В войну вступили новые участники, например, Турция, а позднее - Италия с Румынией, надеявшиеся поживиться за счёт побеждённой Австро-Венгрии. С Россией у турков не очень вышло, но союзный десант в районе Дарданелл они сбросили в море. На фоне войны обострились национальные противоречия в турецком тылу. Армяне подняли восстание, надеясь (тщетно) на скорое наступление российских войск. Тогда турки затеяли переселение полутора миллионов в пустынные районы Сирии, и на этом фоне была развязана резня с количеством жертв до миллиона. В битве на Марне, под Верденом, Соммой счёт жертв (на этот раз среди военных) тоже был на миллионы. Под одной только Соммой британцы с французами потеряли миллион, продвинувшись на 10-20 километров. Зайдя в тупик на Западном фронте, немцы попытались ослабить морскую блокаду действиями своих подводных лодок, чем вывели из себя США, которые вступили в войну в 1917 году. После этого даже выход из войны России после двух революций, явившихся итогом невиданных военных потерь и лишений в тылу, не спас Центральные державы от поражения. Быстро победив Сербию, Румынию и решительно отбросив (на время) Италию на востоке, они вынуждены были 11 ноября 1918 года подписать унизительное Компьенское перемирие, столетие которого будет отмечаться через несколько дней.

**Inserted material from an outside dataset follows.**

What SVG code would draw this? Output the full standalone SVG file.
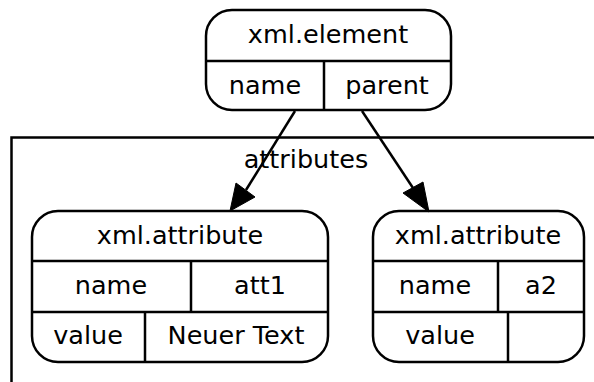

Война заставила людей по-новому взглянуть на свою жизнь. Постоянное зрелище смерти на фронте очерствило людей, и к ней просто привыкли. Воюющие в каком-то смысле превращались в животных, с полным отвращением к врагу и отношением к убийству как нормальному каждодневному занятию, не вызывающему отрицательных эмоций. Распространение оружия, которое позволяло отстранённое убийство на расстоянии, когда врага порой не видишь в лицо и не колешь штыком (особенно на Западном фронте) облегчало это. Но всё же радости это не приносило, хотя были и те, кто получал от фронтовой службы удовольствие, а также видел в войне позитивный процесс. Один немецкий солдат (угадайте, кто?) написал в своём письме родным в начале 1915 года, что жертвы будут оправданы, если они сделают страну "чище и отмоют от иностранщины". Но самым распространённым отношением к войне стали безразличие и апатия. В тылу тяжесть непосильного труда несли, в основном, женщины. Разумеется, жизнь была не сахар, с холодом и голодом. О том, что творится с любимыми на фронте, английские гражданские смогли получить представление из первой своего рода официальной кинохроники "Битва на Сомме":

Зрители этого фильма падали в обморок от ужаса. Стало ясно, что население не готово для знакомства со столь суровой реальностью. Неудивительно, что фронтовики, попав снова домой, нередко наталкивались на отчуждение даже со стороны близких.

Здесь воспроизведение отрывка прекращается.